Beautiful music and art have been created through the centuries to commemorate Easter (and Christmas). We saw this painting by Carl Bloch a few years ago at a special exhibit at the BYU art museum. The art was breathtaking. Tonight we attended a special Easter concert at the St. George LDS Tabernacle with Scott's brother and sister-in-law, Spence and Melanie, who are currently serving as missionaries at church historical sites in the St. George area. It was so fun to visit with them and meet some of the people they serve with. The music by the Southern Utah Heritage Choir was inspiring. I was touched by music I've never heard before but want to add to my personal music playlists such as a song called, "No Other Name" by Lynn S. Lund. I'm so grateful for the work of genius artists and musicians that help me worship in a personal and spirit-filled way.
Picturing the Resurrection...an essay by Herman du Toit
Herman du Toit was the head of museum research at the Museum of Art at Brigham Young University when this was published.
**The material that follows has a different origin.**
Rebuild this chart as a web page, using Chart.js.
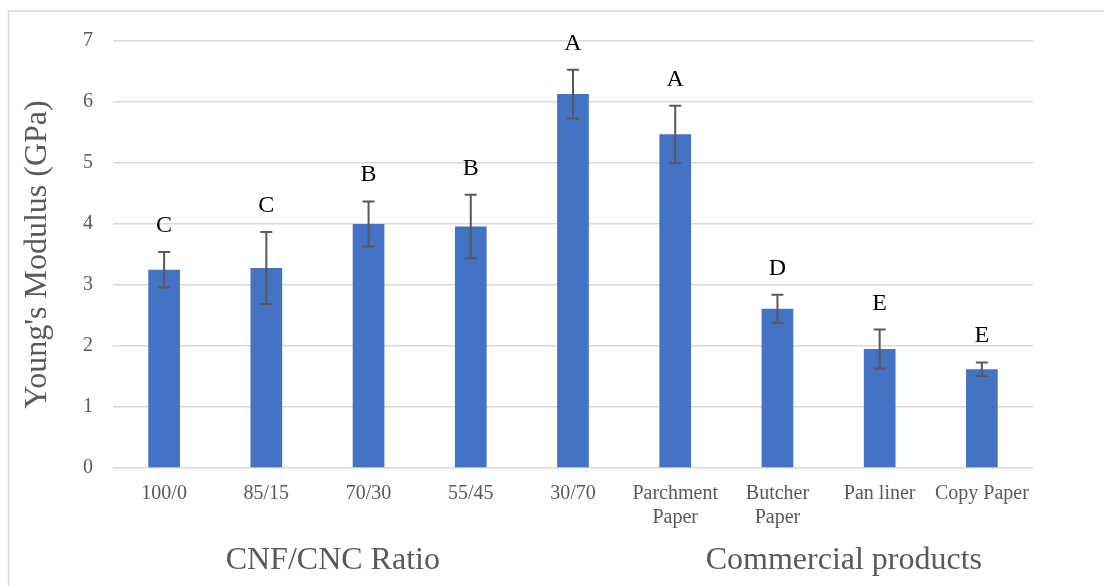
<!DOCTYPE html>
<html>
<head>
<meta charset="utf-8">
<script src="https://cdn.jsdelivr.net/npm/chart.js@4/dist/chart.umd.min.js"></script>
<style>
  html, body { margin: 0; padding: 0; background: #fff; }
  canvas { display: block; }
</style>
</head>
<body>
<canvas id="chart" width="1104" height="586"></canvas>
<script>
// Young's modulus of CNF/CNC films and commercial papers
const categories = ['100/0', '85/15', '70/30', '55/45', '30/70',
  ['Parchment', 'Paper'], ['Butcher', 'Paper'], 'Pan liner', 'Copy Paper'];
const modulus = [3.25, 3.28, 4.00, 3.96, 6.13, 5.47, 2.61, 1.95, 1.62];
const stdDev = [0.29, 0.59, 0.37, 0.52, 0.40, 0.47, 0.23, 0.32, 0.11];
const groupLetters = ['C', 'C', 'B', 'B', 'A', 'A', 'D', 'E', 'E'];
const yTicks = [0, 1, 2, 3, 4, 5, 6, 7];
const groupNames = ['CNF/CNC Ratio', 'Commercial products'];

const SERIF = "'Liberation Serif', 'Times New Roman', serif";
const GREY = '#595959';

// Frame lines, error bars, significance letters and group captions
const decorations = {
  id: 'decorations',
  beforeDraw(chart) {
    const ctx = chart.ctx;
    ctx.save();
    ctx.strokeStyle = '#d9d9d9';
    ctx.lineWidth = 1.5;
    ctx.beginPath();
    ctx.moveTo(8.5, 586);
    ctx.lineTo(8.5, 11);
    ctx.lineTo(1104, 11);
    ctx.stroke();
    ctx.restore();
  },
  afterDatasetsDraw(chart) {
    const ctx = chart.ctx;
    const x = chart.scales.x, y = chart.scales.y;
    ctx.save();
    ctx.strokeStyle = GREY;
    ctx.lineWidth = 2;
    modulus.forEach((v, i) => {
      const px = x.getPixelForValue(i);
      const top = y.getPixelForValue(v + stdDev[i]);
      const bot = y.getPixelForValue(v - stdDev[i]);
      ctx.beginPath();
      ctx.moveTo(px, top); ctx.lineTo(px, bot);
      ctx.moveTo(px - 6, top); ctx.lineTo(px + 6, top);
      ctx.moveTo(px - 6, bot); ctx.lineTo(px + 6, bot);
      ctx.stroke();
      ctx.fillStyle = '#000';
      ctx.font = '24px ' + SERIF;
      ctx.textAlign = 'center';
      ctx.textBaseline = 'alphabetic';
      ctx.fillText(groupLetters[i], px, top - 20);
    });
    // Group captions under the category labels
    ctx.fillStyle = GREY;
    ctx.font = '32px ' + SERIF;
    ctx.textAlign = 'center';
    ctx.textBaseline = 'middle';
    const captionAt = [1.65, 6.65];
    groupNames.forEach((name, k) => {
      ctx.fillText(name, x.getPixelForValue(captionAt[k]), 561);
    });
    ctx.restore();
  }
};

new Chart(document.getElementById('chart'), {
  type: 'bar',
  data: {
    labels: categories,
    datasets: [{
      data: modulus,
      backgroundColor: '#4472C4',
      borderWidth: 0,
      categoryPercentage: 1,
      barPercentage: 0.31
    }]
  },
  options: {
    responsive: false,
    animation: false,
    layout: { padding: { left: 0, top: 41, right: 71, bottom: 0 } },
    plugins: { legend: { display: false }, tooltip: { enabled: false } },
    scales: {
      x: {
        grid: { display: false, drawTicks: false },
        border: { display: false },
        ticks: {
          color: GREY,
          font: { family: SERIF, size: 20, lineHeight: 1.2 },
          padding: 14,
          maxRotation: 0,
          autoSkip: false
        },
        afterFit(scale) { scale.height = 118; }
      },
      y: {
        min: 0,
        max: 7,
        afterBuildTicks(scale) { scale.ticks = yTicks.map(v => ({ value: v })); },
        grid: { color: '#d9d9d9', lineWidth: 1.5, drawTicks: false },
        border: { display: false },
        ticks: {
          color: GREY,
          font: { family: SERIF, size: 20 },
          padding: 20
        },
        title: {
          display: true,
          text: "Young's Modulus (GPa)",
          color: GREY,
          font: { family: SERIF, size: 32, lineHeight: 1.2 },
          padding: { top: 18, bottom: 0 }
        },
        afterFit(scale) { scale.width = 113; }
      }
    }
  },
  plugins: [decorations]
});
</script>
</body>
</html>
The power of images cannot be underestimated. Inspired works of art speak to us across the centuries, across cultures, and across national boundaries. This is because inspired art has the power to visualize and articulate the spiritual. One of the ways the artist serves us, the viewer, is to offer an interpretation or a personal vision of a particular event, and this in turn compels us to consider and reevaluate our own ideas and concepts. We may or may not agree with a particular representation, but the very act of looking causes us to test our own interpretations and preconceived ideas. More important, however, as we are drawn into the artist’s vision of a religious event, we come to realize for ourselves the truth behind what they are depicting. In this process of discovery, concepts are clarified, new meanings are instilled, and understanding is enlarged.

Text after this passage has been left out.